§ **Rows**:
--- BEGIN ---

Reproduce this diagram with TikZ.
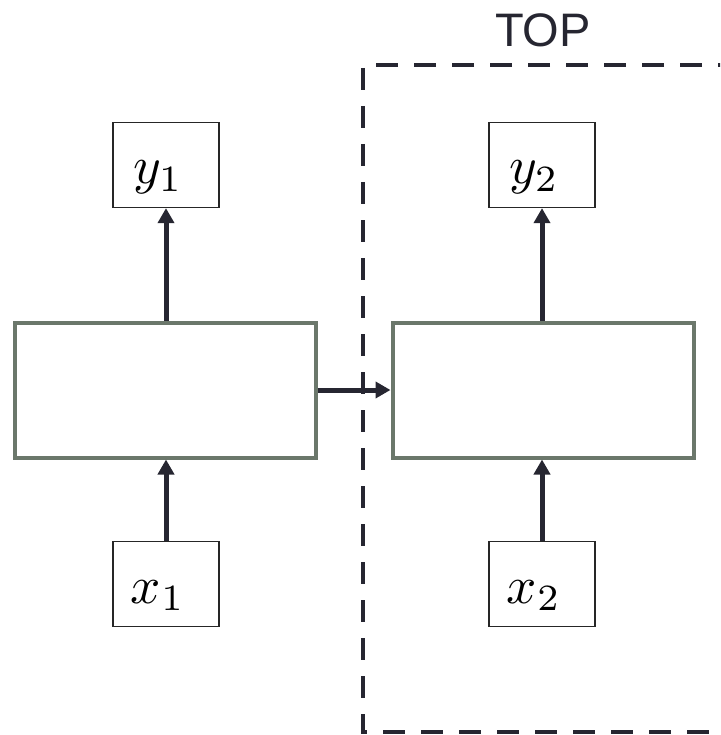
\documentclass[tikz,border=0pt]{standalone}
\usepackage{fontspec}
\setmainfont{Liberation Sans}
\usepackage{amsmath}
\usetikzlibrary{arrows.meta}
\definecolor{arrowc}{HTML}{262631}
\definecolor{cellc}{HTML}{6B776B}
\newcommand{\iolabel}[1]{\raisebox{-19pt}[0pt][0pt]{\makebox[0pt]{\hspace{-16pt}\scalebox{5.3}{$#1$}}}}
\tikzset{
  x=1pt, y=-1pt,
  cellbox/.style={draw=cellc, line width=4pt, fill=white, minimum width=301pt, minimum height=135pt, inner sep=0pt},
  iobox/.style={draw=black!85, line width=1.3pt, fill=white, minimum width=106pt, minimum height=85pt, inner sep=0pt},
  flow/.style={draw=arrowc, line width=5pt, -{Triangle[length=15pt,width=16pt]}},
  topframe/.style={draw=arrowc, line width=4pt, dash pattern=on 22pt off 16pt},
}
\begin{document}
\begin{tikzpicture}
\useasboundingbox (0,0) rectangle (720,735);
\begin{scope}
\clip (0,0) rectangle (720,735);
\draw[topframe] (740,65) -- (363,65) -- (363,732) -- (740,732);
\end{scope}
\node[font=\fontsize{47}{56}\selectfont, text=arrowc] (top) at (543,30) {TOP};
\node[cellbox] (h1) at (165,390) {};
\node[cellbox] (h2) at (543,390) {};
\node[iobox] (y1) at (166,165) {\iolabel{y_1}};
\node[iobox] (y2) at (542,165) {\iolabel{y_2}};
\node[iobox] (x1) at (166,584) {\iolabel{x_1}};
\node[iobox] (x2) at (542,584) {\iolabel{x_2}};
\draw[flow] (h1.north -| y1) -- (y1.south);
\draw[flow] (h2.north -| y2) -- (y2.south);
\draw[flow] (x1.north) -- (h1.south -| x1);
\draw[flow] (x2.north) -- (h2.south -| x2);
\draw[flow] (h1.east) -- (h2.west);
\end{tikzpicture}
\end{document}
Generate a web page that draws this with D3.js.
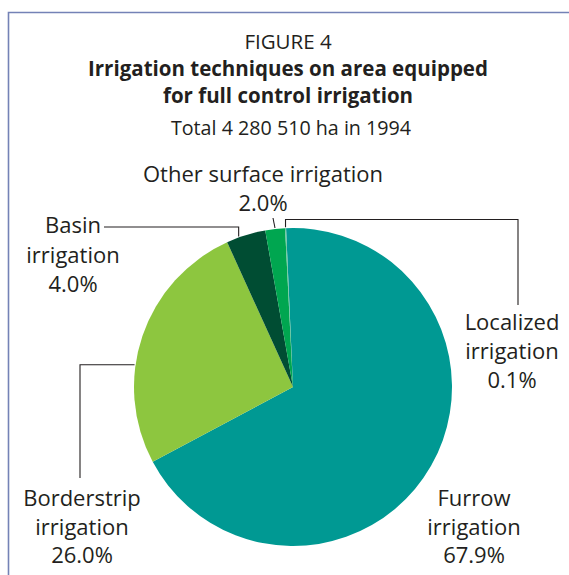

--- END ---

Omit every image. Quote each record exactly.

§ **Written response**:
Reproduce this diagram with TikZ.
\documentclass[tikz,border=0pt]{standalone}
\usepackage{fontspec}
\setmainfont{Liberation Sans}
\usepackage{amsmath}
\usetikzlibrary{arrows.meta}
\definecolor{arrowc}{HTML}{262631}
\definecolor{cellc}{HTML}{6B776B}
\newcommand{\iolabel}[1]{\raisebox{-19pt}[0pt][0pt]{\makebox[0pt]{\hspace{-16pt}\scalebox{5.3}{$#1$}}}}
\tikzset{
  x=1pt, y=-1pt,
  cellbox/.style={draw=cellc, line width=4pt, fill=white, minimum width=301pt, minimum height=135pt, inner sep=0pt},
  iobox/.style={draw=black!85, line width=1.3pt, fill=white, minimum width=106pt, minimum height=85pt, inner sep=0pt},
  flow/.style={draw=arrowc, line width=5pt, -{Triangle[length=15pt,width=16pt]}},
  topframe/.style={draw=arrowc, line width=4pt, dash pattern=on 22pt off 16pt},
}
\begin{document}
\begin{tikzpicture}
\useasboundingbox (0,0) rectangle (720,735);
\begin{scope}
\clip (0,0) rectangle (720,735);
\draw[topframe] (740,65) -- (363,65) -- (363,732) -- (740,732);
\end{scope}
\node[font=\fontsize{47}{56}\selectfont, text=arrowc] (top) at (543,30) {TOP};
\node[cellbox] (h1) at (165,390) {};
\node[cellbox] (h2) at (543,390) {};
\node[iobox] (y1) at (166,165) {\iolabel{y_1}};
\node[iobox] (y2) at (542,165) {\iolabel{y_2}};
\node[iobox] (x1) at (166,584) {\iolabel{x_1}};
\node[iobox] (x2) at (542,584) {\iolabel{x_2}};
\draw[flow] (h1.north -| y1) -- (y1.south);
\draw[flow] (h2.north -| y2) -- (y2.south);
\draw[flow] (x1.north) -- (h1.south -| x1);
\draw[flow] (x2.north) -- (h2.south -| x2);
\draw[flow] (h1.east) -- (h2.west);
\end{tikzpicture}
\end{document}
Generate a web page that draws this with D3.js.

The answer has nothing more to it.